In these fraught moments, when some rejoice and many despair, I find comfort in Duncan Hartley’s photographs.
Hartley had pursued several careers. Most recently he was in charge of multimillion dollar donations for prestigious health institutions. But he began as a photojournalist in high school, and continued ‘shooting’ for 50 years. The photographer’s “eye” that could tell the story behind a face helped him breach the facade of deep-pocketed givers.
Hartley is readying a book of his New York photographs from then and now. “Then” was 1957 to the Bicentennial. “Now” is as recent as last September, when he revisited the Feast of San Gennaro for the umpteenth time. Paging through his work, online now at duncanhartley.com, I am struck by the contrasts between despair and joy even in the supposedly halcyon days. In black and white, a man in a tailored suit, nicely groomed, bent over bags of newspapers gleaned from trash cans. Passing by a legless veteran playing the accordion in Times Square are two haughty women, described by Hartley, in the language of e e cummings, as having “comfortable minds.”

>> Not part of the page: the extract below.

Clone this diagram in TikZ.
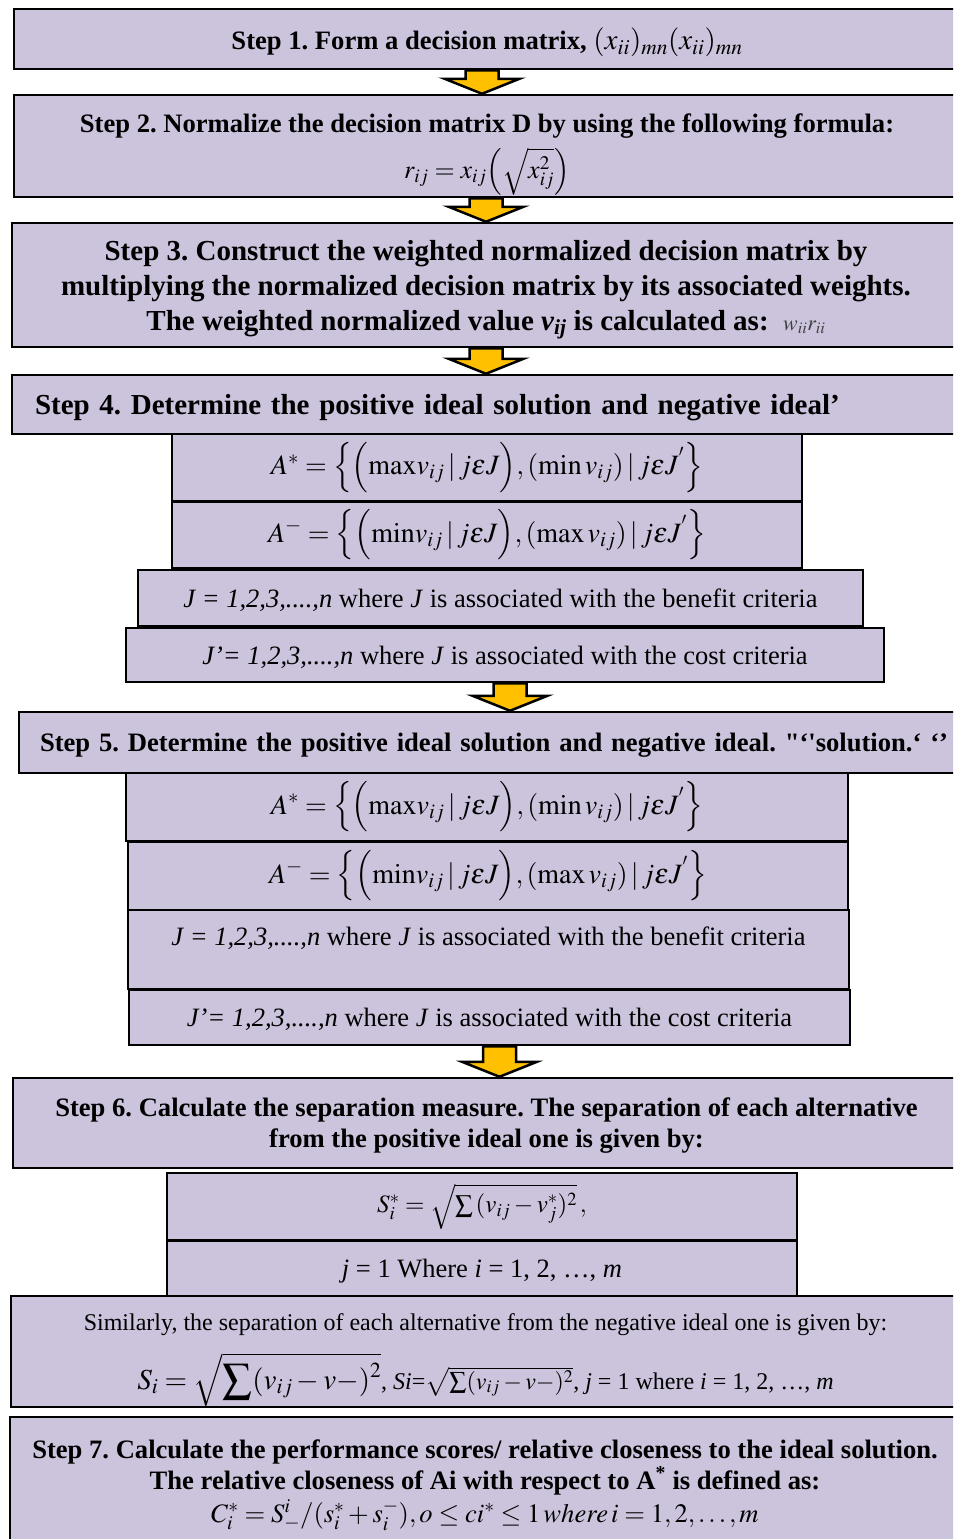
\documentclass[tikz,border=0pt]{standalone}
\usepackage{amsmath}
\usepackage{mathptmx}
\usepackage{fontspec}
\setmainfont{Liberation Serif}
\usetikzlibrary{calc}
\definecolor{boxfill}{RGB}{204,195,220}
\definecolor{arrowfill}{RGB}{255,192,0}
\frenchspacing

\begin{document}
\begin{tikzpicture}[
    x=1pt, y=-1pt,
    box/.style={draw=black, line width=2.5pt, fill=boxfill, inner sep=0pt, align=center},
    hd/.style={box, text depth=0pt, font=\fontsize{26.6}{31}\selectfont\bfseries},
    hdbig/.style={box, text depth=0pt, font=\fontsize{29}{35}\selectfont\bfseries},
    frm/.style={box, font=\fontsize{28}{34}\selectfont},
    txt/.style={box, text depth=0pt, font=\fontsize{26.5}{31}\selectfont},
    fat/.style={draw=black, line width=2.5pt, fill=arrowfill,
      to path={let \p1=(\tikztostart), \p2=(\tikztotarget) in
        (\x1-16.5pt,\y1) -- (\x1+16.5pt,\y1) -- (\x1+16.5pt,\y2+15pt) -- (\x1+37.5pt,\y2+15pt)
        -- (\x1,\y2) -- (\x1-37.5pt,\y2+15pt) -- (\x1-16.5pt,\y2+15pt) -- cycle}}
]
\useasboundingbox (0,0) rectangle (953,1539);
\clip (0,0) rectangle (953,1539);

% steps 1 to 3
\node[hd, minimum width=946pt, minimum height=60pt] (step1) at (487,39)
  {Step 1. Form a decision matrix, {\mdseries\fontsize{29}{31}\selectfont $(x_{ii})_{mn}(x_{ii})_{mn}$}};
\node[hd, minimum width=946pt, minimum height=102pt] (step2) at (487,146)
  {Step 2. Normalize the decision matrix D by using the following formula:\\[8pt]
   {\mdseries\fontsize{26}{29}\selectfont $r_{ij} = x_{ij}\Bigl(\sqrt{x_{ij}^{2}}\Bigr)$}};
\node[hdbig, minimum width=948pt, minimum height=124pt] (step3) at (486,285)
  {Step 3. Construct the weighted normalized decision matrix by\\
   multiplying the normalized decision matrix by its associated weights.\\
   The weighted normalized value \textit{v\textsubscript{ij}} is calculated as:~
   {\mdseries\color{black!75}\fontsize{22}{24}\selectfont $w_{ii}r_{ii}$}};

% step 4
\node[hdbig, minimum width=948pt, minimum height=59pt, inner xsep=23pt, text width=902pt, align=left] (step4) at (486,404.5)
  {Step 4. Determine the positive ideal solution and negative ideal’};
\node[frm, minimum width=630pt, minimum height=67pt] (apos4) at (487,467.5)
  {$A^{*} = \Bigl\{\Bigl(\mathrm{max}v_{ij}\,|\,j\varepsilon J\Bigr),(\min v_{ij})\,|\,j\varepsilon J^{'}\Bigr\}$};
\node[frm, minimum width=630pt, minimum height=66pt] (aneg4) at (487,535)
  {$A^{-} = \Bigl\{\Bigl(\mathrm{min}v_{ij}\,|\,j\varepsilon J\Bigr),(\max v_{ij})\,|\,j\varepsilon J^{'}\Bigr\}$};
\node[txt, minimum width=725pt, minimum height=56pt] (jben4) at (500.5,598)
  {\textit{J = 1,2,3,....,n} where \textit{J} is associated with the benefit criteria};
\node[txt, minimum width=758pt, minimum height=54pt] (jcost4) at (505,655)
  {\textit{J’= 1,2,3,....,n} where \textit{J} is associated with the cost criteria};

% step 5
\node[hd, minimum width=982pt, minimum height=61pt, inner xsep=21pt, text width=940pt, align=left] (step5) at (510,742.5)
  {Step 5. Determine the positive ideal solution and negative ideal. \textquotedbl‘\textquotesingle solution.‘ ‘’};
\node[frm, minimum width=722pt, minimum height=68pt] (apos5) at (487,807)
  {$A^{*} = \Bigl\{\Bigl(\mathrm{max}v_{ij}\,|\,j\varepsilon J\Bigr),(\min v_{ij})\,|\,j\varepsilon J^{'}\Bigr\}$};
\node[frm, minimum width=720pt, minimum height=68pt] (aneg5) at (488,876)
  {$A^{-} = \Bigl\{\Bigl(\mathrm{min}v_{ij}\,|\,j\varepsilon J\Bigr),(\max v_{ij})\,|\,j\varepsilon J^{'}\Bigr\}$};
\node[txt, minimum width=721pt, minimum height=79pt, text height=19pt, text depth=27pt] (jben5) at (488.5,949.5)
  {\textit{J = 1,2,3,....,n} where \textit{J} is associated with the benefit criteria};
\node[txt, minimum width=721pt, minimum height=55pt] (jcost5) at (489.5,1017.5)
  {\textit{J’= 1,2,3,....,n} where \textit{J} is associated with the cost criteria};

% step 6
\node[hd, minimum width=947pt, minimum height=90pt] (step6) at (486.5,1123)
  {Step 6. Calculate the separation measure. The separation of each alternative\\
   from the positive ideal one is given by:};
\node[box, minimum width=630pt, minimum height=67pt, font=\fontsize{25}{28}\selectfont] (spos6) at (482,1206.5)
  {$S_i^{*} = \sqrt{\sum\,(v_{ij}-v_j^{*})^{2}}\,,$};
\node[txt, minimum width=630pt, minimum height=55pt] (jidx6) at (482,1268.5)
  {\textit{j} = 1 Where \textit{i} = 1, 2, …, \textit{m}};
\node[box, minimum width=949pt, minimum height=111pt, text depth=0pt, font=\fontsize{24}{30}\selectfont] (sneg6) at (485.5,1351.5)
  {Similarly, the separation of each alternative from the negative ideal one is given by:\\[16pt]
   {\fontsize{29}{36}\selectfont $S_i = \sqrt{\displaystyle\sum(v_{ij}-v-)^{2}}$}, \textit{Si}=$\sqrt{\sum(v_{ij}-v-)^{2}}$, \textit{j} = 1 where \textit{i} = 1, 2, …, \textit{m}};

% step 7
\node[hd, minimum width=950pt, minimum height=128pt] (step7) at (485,1481)
  {Step 7. Calculate the performance scores/ relative closeness to the ideal solution.\\
   The relative closeness of Ai with respect to A\textsuperscript{*} is defined as:\\[2pt]
   {\mdseries $C_i^{*} = S_{-}^{i}/(s_i^{*}+s_i^{-}), o \le ci^{*} \le 1\,where\,i = 1,2,\ldots,m$}};

% arrows
\draw[fat] ([xshift=-5pt]step1.south) to ([xshift=-5pt]step2.north);
\draw[fat] ([xshift=-1pt]step2.south) to ([xshift=-1pt]step3.north);
\draw[fat] (step3.south) to (step4.north);
\draw[fat] ([xshift=5pt]jcost4.south) to ([xshift=5pt]jcost4.south |- step5.north);
\draw[fat] ([xshift=10pt]jcost5.south) to ([xshift=10pt]jcost5.south |- step6.north);
\end{tikzpicture}
\end{document}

In contrast to the harried commuters and the desolate staircase at Grand Central Station and the man with the Armagedon sign — is the 1974 photo of an African American couple — he in bell bottoms, she in a kilt skirt, facing each other, holding both hands, titled “Loving Couple Enraptured.” And the 1976 color image of a jubilant crowd in the bleacher ready to welcome the tall ships — with the twin towers in the background.
Hartley documents the passage of time. At Grand Central, men look up phone numbers in the display of telephone books and we people watch at the now defunct Empire Diner. He shows us how Little Italy – with Canola Man and Pretzel Man — has gradually accessed Chinatown, by picturing a gaggle of girls from different ethnic origins and an elderly Asian couple lost in the San Gennaro crowd.
I take photos. I come from a family that placed a high value on photography. I grew up in Baltimore, where we revered the work of A. Aubrey Bodine. I like to take photographs of people. I like to think I have “an eye” for a good shot. And I am in complete awe of these pictures, each with its compelling story.
He shows us poignant. He shows us despair. He shows me that — no matter how fraught I think today’s political situation is — life will go on. New York will go on. We will all get through this.
Full disclosure: the photographer is a friend and compatriot at my church. But I am among the last and least in a queue of experts and luminaries who offer fulsome praise for his work.